Print the material below exactly as it stands, please, from its first line to the line holding "(0,0) rectangle (709,474);", with no pictures.

— START OF Recorded information —

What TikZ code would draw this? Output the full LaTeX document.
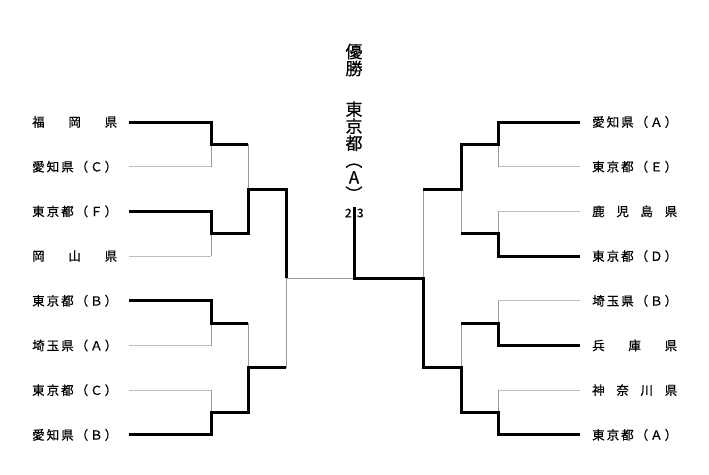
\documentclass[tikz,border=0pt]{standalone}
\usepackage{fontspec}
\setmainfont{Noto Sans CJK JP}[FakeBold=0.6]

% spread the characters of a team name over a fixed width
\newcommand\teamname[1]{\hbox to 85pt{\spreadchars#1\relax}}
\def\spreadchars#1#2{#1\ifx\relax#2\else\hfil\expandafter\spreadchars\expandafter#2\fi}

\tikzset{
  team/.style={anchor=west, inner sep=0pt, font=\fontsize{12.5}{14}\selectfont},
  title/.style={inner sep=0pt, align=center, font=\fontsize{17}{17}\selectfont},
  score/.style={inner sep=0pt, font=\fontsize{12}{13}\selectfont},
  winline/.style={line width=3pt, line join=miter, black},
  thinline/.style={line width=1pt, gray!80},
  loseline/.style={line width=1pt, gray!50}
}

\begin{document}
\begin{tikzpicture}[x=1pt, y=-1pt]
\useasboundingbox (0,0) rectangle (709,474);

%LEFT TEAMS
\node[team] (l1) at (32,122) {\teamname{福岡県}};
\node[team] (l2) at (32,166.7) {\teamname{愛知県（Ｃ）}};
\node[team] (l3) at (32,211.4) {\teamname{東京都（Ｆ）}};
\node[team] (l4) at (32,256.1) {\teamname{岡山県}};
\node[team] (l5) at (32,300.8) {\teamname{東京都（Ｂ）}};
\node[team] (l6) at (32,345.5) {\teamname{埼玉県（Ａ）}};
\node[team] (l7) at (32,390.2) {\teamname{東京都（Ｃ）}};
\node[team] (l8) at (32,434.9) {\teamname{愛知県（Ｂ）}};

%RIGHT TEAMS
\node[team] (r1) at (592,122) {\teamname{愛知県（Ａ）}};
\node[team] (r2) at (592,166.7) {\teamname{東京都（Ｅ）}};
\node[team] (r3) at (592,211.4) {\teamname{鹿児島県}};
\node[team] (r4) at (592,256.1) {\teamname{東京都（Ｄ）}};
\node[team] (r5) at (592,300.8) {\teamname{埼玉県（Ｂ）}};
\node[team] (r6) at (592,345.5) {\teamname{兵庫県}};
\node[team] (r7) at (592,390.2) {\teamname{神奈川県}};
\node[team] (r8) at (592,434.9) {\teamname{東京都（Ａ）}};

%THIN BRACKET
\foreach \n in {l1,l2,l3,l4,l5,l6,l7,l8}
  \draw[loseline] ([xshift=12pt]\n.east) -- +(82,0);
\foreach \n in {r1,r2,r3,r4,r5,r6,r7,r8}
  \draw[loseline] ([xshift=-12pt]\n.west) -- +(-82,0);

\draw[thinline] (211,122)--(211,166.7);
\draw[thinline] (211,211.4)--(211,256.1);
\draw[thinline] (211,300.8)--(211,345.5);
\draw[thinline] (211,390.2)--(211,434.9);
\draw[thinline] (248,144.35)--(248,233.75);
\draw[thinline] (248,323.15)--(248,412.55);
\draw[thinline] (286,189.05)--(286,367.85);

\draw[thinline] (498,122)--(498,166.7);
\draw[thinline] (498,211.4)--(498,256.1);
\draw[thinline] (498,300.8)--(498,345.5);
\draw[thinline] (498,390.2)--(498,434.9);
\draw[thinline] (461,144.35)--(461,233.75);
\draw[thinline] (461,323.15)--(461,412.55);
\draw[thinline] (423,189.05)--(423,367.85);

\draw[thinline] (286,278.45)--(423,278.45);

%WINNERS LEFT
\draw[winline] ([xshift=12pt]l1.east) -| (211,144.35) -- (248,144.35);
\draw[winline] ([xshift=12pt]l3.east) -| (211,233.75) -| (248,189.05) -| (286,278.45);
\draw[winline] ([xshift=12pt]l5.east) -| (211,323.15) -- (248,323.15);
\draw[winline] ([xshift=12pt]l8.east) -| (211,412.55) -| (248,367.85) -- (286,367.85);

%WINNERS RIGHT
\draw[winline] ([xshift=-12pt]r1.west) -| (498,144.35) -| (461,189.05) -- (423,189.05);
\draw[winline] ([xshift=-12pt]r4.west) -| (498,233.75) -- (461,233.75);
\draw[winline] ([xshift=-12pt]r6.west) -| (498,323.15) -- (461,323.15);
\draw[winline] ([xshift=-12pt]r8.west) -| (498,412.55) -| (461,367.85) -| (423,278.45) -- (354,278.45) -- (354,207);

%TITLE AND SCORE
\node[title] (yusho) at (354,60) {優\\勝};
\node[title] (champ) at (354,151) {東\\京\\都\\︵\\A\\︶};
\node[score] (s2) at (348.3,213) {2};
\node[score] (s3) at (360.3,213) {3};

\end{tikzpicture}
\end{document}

— END OF Recorded information —

Completed task:
What TikZ code would draw this? Output the full LaTeX document.
\documentclass[tikz,border=0pt]{standalone}
\usepackage{fontspec}
\setmainfont{Noto Sans CJK JP}[FakeBold=0.6]

% spread the characters of a team name over a fixed width
\newcommand\teamname[1]{\hbox to 85pt{\spreadchars#1\relax}}
\def\spreadchars#1#2{#1\ifx\relax#2\else\hfil\expandafter\spreadchars\expandafter#2\fi}

\tikzset{
  team/.style={anchor=west, inner sep=0pt, font=\fontsize{12.5}{14}\selectfont},
  title/.style={inner sep=0pt, align=center, font=\fontsize{17}{17}\selectfont},
  score/.style={inner sep=0pt, font=\fontsize{12}{13}\selectfont},
  winline/.style={line width=3pt, line join=miter, black},
  thinline/.style={line width=1pt, gray!80},
  loseline/.style={line width=1pt, gray!50}
}

\begin{document}
\begin{tikzpicture}[x=1pt, y=-1pt]
\useasboundingbox (0,0) rectangle (709,474);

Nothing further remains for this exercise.